§ **Given request**
Without the pictures, return exactly the lines from the one with "What matplotlib code" through the one with "y_ticks = [0, 10, 20, 30, 40, 50, 60, 70]". Both end lines belong in the copy.

[Plotting code records]
>> Begin
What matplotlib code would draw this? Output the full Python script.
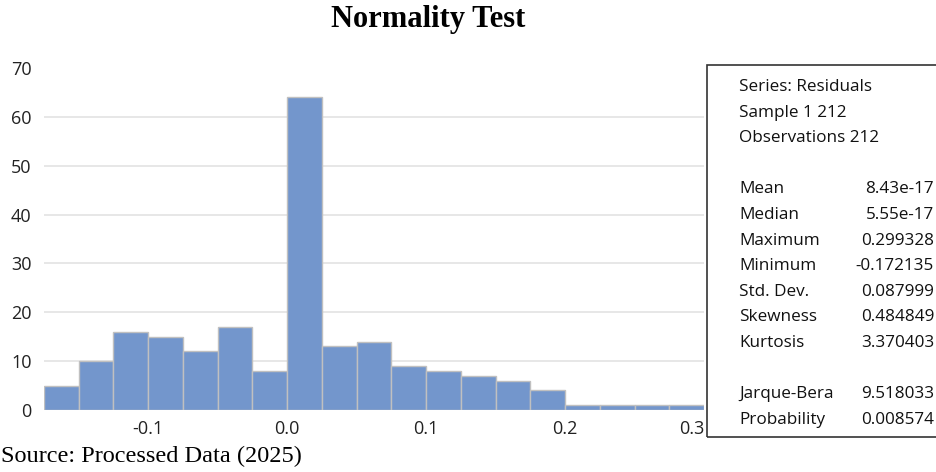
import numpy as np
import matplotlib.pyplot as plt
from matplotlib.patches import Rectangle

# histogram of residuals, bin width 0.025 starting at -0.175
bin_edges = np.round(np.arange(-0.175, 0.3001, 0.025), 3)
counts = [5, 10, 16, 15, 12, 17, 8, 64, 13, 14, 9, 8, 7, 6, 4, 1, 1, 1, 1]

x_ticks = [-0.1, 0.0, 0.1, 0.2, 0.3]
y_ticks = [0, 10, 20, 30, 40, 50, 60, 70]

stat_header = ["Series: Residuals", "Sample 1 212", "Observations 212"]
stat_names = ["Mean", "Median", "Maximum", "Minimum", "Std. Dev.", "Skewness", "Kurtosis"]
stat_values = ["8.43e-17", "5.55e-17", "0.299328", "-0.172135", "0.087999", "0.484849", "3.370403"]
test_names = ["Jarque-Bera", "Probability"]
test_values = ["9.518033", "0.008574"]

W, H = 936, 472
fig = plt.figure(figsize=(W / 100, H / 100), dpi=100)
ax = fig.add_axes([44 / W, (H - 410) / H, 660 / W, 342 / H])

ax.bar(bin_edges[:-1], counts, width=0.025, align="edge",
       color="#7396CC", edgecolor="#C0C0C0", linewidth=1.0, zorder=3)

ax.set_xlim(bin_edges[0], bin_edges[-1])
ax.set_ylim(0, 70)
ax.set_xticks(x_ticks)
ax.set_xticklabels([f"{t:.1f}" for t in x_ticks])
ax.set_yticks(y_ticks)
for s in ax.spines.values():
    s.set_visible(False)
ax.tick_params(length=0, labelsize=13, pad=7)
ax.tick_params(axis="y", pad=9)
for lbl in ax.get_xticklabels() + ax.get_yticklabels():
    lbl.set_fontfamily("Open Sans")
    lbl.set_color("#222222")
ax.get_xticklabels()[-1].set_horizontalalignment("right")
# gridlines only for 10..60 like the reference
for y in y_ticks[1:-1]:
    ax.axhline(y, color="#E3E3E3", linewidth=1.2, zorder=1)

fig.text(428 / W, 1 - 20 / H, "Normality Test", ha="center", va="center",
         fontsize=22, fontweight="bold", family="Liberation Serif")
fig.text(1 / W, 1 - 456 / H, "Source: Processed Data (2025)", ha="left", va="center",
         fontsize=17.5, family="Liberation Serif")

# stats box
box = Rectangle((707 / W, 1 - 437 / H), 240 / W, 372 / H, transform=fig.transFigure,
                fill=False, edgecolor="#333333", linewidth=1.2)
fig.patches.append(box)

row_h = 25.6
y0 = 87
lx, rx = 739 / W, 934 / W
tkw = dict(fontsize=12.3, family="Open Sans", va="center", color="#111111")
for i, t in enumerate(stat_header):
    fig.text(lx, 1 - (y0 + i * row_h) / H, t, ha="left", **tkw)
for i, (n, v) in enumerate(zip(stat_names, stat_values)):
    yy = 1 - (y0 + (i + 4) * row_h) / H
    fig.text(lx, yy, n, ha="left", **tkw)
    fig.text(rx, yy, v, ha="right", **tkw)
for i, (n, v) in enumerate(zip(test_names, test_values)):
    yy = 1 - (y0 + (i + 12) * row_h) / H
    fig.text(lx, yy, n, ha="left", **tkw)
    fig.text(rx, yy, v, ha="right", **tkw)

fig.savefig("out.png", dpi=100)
>> End
>> Begin
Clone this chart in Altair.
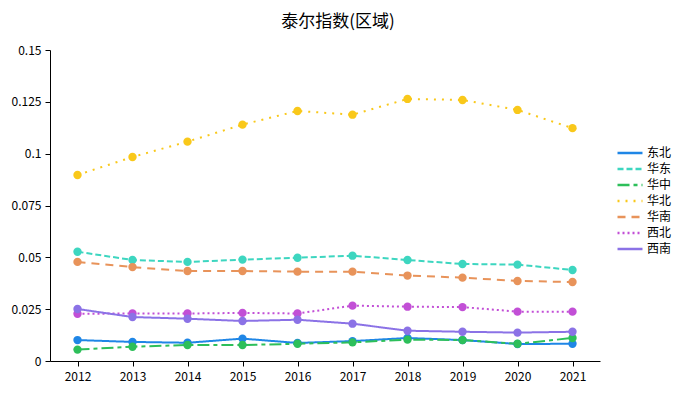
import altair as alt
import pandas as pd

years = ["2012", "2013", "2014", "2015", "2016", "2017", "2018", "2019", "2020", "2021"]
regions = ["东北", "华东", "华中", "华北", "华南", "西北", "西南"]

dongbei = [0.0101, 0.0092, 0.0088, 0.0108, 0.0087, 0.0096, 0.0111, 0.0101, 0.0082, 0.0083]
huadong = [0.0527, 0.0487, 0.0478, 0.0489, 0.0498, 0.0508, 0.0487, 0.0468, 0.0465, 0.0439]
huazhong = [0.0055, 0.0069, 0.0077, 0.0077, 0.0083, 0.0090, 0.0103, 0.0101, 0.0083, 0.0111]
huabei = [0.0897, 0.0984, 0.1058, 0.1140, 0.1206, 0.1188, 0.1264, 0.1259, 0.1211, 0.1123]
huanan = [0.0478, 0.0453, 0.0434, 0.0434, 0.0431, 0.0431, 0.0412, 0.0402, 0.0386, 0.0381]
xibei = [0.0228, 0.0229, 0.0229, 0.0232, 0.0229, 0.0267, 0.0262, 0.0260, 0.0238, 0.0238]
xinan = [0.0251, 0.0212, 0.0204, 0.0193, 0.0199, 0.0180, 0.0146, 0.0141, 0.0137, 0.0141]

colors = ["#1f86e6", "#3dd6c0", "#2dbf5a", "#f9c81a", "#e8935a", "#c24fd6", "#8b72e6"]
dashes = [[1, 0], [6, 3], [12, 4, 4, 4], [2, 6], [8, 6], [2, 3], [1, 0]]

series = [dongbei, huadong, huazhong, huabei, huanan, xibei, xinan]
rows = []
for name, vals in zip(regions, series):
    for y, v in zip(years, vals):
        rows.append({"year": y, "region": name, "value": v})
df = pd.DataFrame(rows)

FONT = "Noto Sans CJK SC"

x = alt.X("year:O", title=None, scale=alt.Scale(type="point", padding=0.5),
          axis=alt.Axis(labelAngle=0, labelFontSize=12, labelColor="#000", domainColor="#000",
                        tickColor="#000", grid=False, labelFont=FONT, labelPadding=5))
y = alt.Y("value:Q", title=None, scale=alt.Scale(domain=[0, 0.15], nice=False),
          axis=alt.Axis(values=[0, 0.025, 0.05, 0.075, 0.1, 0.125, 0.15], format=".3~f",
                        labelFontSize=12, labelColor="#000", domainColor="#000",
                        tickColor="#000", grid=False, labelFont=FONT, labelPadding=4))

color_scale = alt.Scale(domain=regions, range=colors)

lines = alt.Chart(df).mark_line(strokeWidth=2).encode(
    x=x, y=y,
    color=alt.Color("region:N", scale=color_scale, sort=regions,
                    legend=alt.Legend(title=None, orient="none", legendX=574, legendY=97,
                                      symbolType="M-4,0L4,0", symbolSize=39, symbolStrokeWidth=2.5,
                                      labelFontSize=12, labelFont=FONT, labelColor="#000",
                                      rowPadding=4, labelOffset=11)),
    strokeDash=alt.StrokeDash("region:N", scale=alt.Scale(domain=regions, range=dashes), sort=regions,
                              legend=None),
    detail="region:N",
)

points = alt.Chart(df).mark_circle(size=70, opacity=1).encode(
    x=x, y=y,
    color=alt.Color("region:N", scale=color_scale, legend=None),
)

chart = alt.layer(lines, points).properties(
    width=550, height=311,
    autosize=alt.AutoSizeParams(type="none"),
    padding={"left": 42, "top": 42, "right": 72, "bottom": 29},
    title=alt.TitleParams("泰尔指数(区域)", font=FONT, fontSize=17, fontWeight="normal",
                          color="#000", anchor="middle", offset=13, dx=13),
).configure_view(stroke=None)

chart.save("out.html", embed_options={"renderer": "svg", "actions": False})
>> End
§ **Task answer**
What matplotlib code would draw this? Output the full Python script.
import numpy as np
import matplotlib.pyplot as plt
from matplotlib.patches import Rectangle

# histogram of residuals, bin width 0.025 starting at -0.175
bin_edges = np.round(np.arange(-0.175, 0.3001, 0.025), 3)
counts = [5, 10, 16, 15, 12, 17, 8, 64, 13, 14, 9, 8, 7, 6, 4, 1, 1, 1, 1]

x_ticks = [-0.1, 0.0, 0.1, 0.2, 0.3]
y_ticks = [0, 10, 20, 30, 40, 50, 60, 70]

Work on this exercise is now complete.